Short exercise:
Set down the data below from its first line to the line holding "dis_td = (0.107, 0.035)", inclusive; omit all pictures.

Data to use:

####################

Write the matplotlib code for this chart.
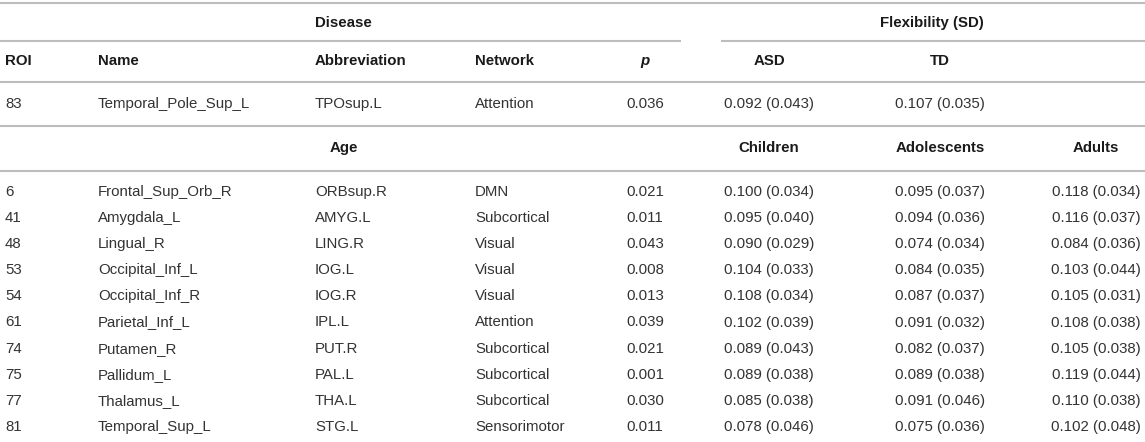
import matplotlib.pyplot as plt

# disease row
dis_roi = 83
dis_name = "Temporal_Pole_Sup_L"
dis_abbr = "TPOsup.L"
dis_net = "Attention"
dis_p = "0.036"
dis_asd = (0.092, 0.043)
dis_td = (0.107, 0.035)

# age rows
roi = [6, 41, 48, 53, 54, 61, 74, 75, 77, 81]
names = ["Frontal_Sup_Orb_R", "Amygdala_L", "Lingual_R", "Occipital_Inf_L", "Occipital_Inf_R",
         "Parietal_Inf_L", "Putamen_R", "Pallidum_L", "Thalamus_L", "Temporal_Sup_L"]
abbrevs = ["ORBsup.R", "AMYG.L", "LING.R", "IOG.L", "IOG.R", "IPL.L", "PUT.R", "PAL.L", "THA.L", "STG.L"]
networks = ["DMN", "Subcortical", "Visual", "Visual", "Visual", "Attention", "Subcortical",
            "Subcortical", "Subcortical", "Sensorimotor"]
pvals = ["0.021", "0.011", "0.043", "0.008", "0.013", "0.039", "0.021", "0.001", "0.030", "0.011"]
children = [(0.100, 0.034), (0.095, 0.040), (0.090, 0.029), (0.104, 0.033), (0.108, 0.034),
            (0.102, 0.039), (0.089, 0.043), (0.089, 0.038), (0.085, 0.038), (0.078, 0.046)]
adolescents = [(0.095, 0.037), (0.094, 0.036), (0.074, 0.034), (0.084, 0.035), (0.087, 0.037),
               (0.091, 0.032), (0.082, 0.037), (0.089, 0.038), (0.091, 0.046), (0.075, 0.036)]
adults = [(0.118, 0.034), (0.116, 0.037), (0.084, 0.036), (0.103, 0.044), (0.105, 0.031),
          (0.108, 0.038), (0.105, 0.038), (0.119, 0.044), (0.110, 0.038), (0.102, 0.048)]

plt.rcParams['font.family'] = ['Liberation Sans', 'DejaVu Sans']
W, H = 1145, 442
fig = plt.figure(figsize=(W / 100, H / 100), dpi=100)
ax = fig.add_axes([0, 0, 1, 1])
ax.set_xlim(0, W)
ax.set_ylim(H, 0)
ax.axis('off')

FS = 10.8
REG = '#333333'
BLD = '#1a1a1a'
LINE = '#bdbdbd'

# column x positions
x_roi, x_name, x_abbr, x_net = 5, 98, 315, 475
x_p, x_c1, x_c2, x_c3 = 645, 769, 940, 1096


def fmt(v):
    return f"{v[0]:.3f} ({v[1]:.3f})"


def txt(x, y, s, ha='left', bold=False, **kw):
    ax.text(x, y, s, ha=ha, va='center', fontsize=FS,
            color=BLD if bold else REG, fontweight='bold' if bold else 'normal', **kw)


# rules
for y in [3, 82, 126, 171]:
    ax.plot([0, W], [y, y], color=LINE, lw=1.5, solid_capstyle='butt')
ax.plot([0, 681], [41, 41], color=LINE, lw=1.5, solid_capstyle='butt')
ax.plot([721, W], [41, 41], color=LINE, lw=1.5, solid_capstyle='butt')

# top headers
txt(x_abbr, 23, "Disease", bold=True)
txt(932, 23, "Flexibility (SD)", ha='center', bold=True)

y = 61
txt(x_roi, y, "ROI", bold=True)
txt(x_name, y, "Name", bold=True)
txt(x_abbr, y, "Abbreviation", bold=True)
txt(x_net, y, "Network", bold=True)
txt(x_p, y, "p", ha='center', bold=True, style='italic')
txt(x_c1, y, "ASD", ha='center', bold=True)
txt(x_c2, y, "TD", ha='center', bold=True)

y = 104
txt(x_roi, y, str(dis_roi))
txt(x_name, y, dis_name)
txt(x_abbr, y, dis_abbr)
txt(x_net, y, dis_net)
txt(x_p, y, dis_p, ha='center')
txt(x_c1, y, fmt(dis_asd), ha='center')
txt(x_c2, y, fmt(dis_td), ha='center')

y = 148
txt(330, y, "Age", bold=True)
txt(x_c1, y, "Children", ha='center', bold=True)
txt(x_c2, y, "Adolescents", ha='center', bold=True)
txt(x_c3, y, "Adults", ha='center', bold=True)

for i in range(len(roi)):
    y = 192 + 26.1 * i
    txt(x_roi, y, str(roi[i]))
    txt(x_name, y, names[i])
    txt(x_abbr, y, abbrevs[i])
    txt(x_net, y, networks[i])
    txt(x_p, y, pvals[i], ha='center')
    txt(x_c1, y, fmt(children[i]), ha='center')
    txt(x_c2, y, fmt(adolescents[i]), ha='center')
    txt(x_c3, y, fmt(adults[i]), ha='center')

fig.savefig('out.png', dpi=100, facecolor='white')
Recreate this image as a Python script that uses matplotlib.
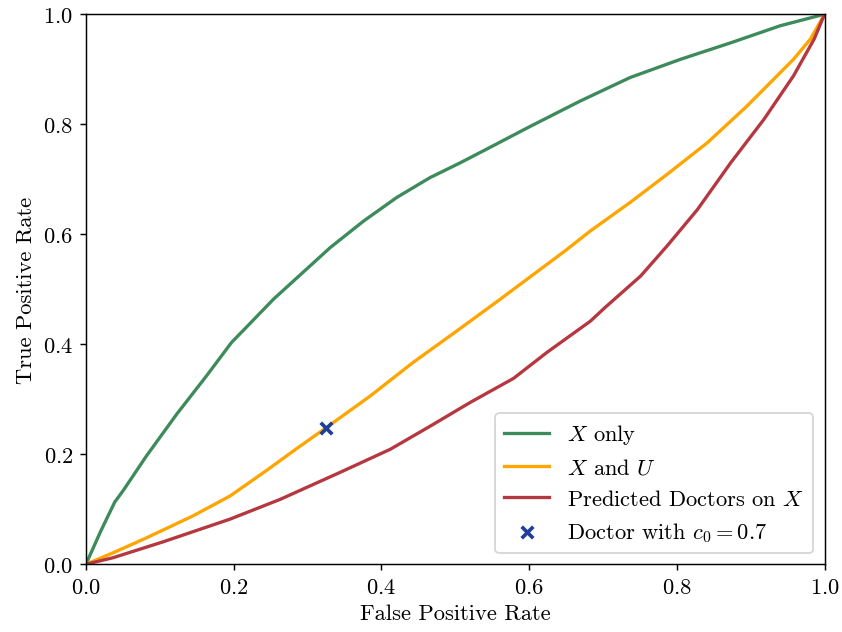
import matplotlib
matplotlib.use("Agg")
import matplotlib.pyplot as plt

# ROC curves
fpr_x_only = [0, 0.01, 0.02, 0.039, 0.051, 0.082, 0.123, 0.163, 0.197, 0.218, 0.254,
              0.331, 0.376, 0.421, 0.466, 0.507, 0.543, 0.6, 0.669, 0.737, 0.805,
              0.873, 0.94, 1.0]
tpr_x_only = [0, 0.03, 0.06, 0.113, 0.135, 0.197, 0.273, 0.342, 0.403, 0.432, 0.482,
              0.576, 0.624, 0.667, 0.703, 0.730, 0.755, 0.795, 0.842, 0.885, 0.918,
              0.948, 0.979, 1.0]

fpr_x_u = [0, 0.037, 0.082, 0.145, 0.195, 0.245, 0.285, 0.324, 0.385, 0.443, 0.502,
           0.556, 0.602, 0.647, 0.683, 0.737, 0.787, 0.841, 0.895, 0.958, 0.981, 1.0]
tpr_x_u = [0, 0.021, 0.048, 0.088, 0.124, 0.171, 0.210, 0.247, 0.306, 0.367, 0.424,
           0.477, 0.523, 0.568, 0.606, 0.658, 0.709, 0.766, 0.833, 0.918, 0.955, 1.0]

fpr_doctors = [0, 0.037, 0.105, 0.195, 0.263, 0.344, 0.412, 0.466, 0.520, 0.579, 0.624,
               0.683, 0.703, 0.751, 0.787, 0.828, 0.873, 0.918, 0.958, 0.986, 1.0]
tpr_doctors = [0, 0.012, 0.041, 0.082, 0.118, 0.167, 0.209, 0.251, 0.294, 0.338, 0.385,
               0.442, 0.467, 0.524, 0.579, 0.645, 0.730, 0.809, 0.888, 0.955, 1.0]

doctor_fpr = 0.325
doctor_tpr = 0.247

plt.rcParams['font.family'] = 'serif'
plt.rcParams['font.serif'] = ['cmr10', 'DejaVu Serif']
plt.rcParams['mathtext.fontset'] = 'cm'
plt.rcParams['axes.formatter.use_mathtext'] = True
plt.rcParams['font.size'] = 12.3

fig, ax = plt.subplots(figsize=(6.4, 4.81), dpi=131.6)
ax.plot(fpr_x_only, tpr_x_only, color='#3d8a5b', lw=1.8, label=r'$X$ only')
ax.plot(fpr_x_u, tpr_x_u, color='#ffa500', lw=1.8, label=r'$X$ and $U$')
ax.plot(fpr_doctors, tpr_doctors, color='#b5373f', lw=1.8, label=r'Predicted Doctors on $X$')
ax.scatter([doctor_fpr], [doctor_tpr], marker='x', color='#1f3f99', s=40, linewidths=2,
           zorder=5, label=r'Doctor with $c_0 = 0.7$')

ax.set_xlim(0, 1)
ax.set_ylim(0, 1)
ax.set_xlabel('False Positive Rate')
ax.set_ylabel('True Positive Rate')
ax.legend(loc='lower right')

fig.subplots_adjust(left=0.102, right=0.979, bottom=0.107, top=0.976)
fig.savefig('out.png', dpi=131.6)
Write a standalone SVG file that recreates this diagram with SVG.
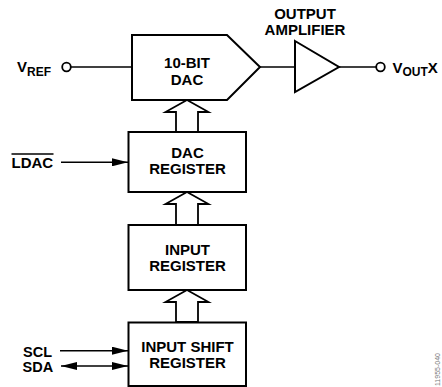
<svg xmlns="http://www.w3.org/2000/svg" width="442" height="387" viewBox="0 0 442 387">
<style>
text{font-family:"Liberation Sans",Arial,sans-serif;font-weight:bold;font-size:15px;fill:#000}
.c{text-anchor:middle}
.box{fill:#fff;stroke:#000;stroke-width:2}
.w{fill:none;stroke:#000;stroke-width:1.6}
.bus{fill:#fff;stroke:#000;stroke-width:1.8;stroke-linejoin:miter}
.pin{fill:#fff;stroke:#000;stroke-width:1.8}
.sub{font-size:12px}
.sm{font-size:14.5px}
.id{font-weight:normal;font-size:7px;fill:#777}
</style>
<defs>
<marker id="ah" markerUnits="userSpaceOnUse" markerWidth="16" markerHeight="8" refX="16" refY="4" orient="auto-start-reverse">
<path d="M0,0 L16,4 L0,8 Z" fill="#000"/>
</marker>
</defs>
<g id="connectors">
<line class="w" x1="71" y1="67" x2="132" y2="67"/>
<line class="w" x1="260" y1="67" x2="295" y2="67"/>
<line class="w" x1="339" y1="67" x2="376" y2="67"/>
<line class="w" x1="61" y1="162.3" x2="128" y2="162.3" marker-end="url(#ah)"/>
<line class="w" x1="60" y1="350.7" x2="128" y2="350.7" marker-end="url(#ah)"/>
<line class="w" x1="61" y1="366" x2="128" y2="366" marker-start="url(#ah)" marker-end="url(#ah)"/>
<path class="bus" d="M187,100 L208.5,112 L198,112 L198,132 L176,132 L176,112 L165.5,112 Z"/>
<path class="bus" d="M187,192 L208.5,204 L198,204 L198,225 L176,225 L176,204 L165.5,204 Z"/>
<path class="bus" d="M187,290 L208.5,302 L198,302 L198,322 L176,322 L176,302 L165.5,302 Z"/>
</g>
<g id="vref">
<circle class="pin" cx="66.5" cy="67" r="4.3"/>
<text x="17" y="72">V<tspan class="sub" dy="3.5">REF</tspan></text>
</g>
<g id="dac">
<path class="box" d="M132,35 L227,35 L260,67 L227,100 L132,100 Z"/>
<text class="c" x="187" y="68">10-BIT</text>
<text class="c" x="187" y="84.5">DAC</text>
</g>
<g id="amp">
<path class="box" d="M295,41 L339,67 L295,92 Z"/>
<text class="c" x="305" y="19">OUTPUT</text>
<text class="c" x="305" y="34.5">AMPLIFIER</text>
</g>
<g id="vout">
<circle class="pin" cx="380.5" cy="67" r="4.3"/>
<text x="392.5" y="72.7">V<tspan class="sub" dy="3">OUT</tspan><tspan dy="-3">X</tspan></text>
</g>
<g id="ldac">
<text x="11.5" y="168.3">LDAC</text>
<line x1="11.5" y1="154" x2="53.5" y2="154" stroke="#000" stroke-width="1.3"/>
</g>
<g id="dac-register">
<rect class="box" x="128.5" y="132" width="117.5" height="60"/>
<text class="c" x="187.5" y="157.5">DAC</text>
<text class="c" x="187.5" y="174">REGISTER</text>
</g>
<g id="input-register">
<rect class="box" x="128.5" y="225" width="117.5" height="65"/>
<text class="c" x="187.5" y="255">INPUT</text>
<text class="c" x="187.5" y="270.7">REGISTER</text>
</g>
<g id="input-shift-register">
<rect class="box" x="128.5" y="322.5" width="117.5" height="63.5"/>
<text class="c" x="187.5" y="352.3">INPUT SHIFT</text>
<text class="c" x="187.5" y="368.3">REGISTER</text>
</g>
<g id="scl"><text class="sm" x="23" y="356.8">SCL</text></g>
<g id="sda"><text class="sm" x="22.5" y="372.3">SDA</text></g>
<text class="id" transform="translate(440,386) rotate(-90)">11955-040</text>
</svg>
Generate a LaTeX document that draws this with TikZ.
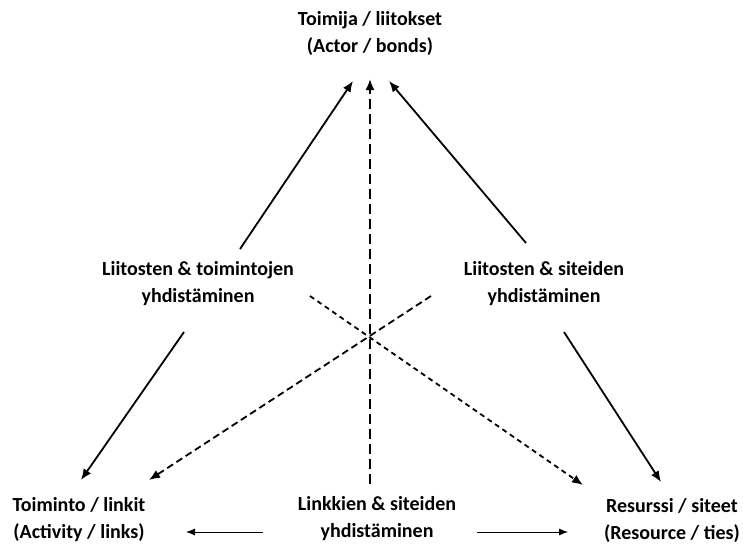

####################

Solution to the problem:
Write the matplotlib code for this chart.
import matplotlib.pyplot as plt

# disease row
dis_roi = 83
dis_name = "Temporal_Pole_Sup_L"
dis_abbr = "TPOsup.L"
dis_net = "Attention"
dis_p = "0.036"
dis_asd = (0.092, 0.043)
dis_td = (0.107, 0.035)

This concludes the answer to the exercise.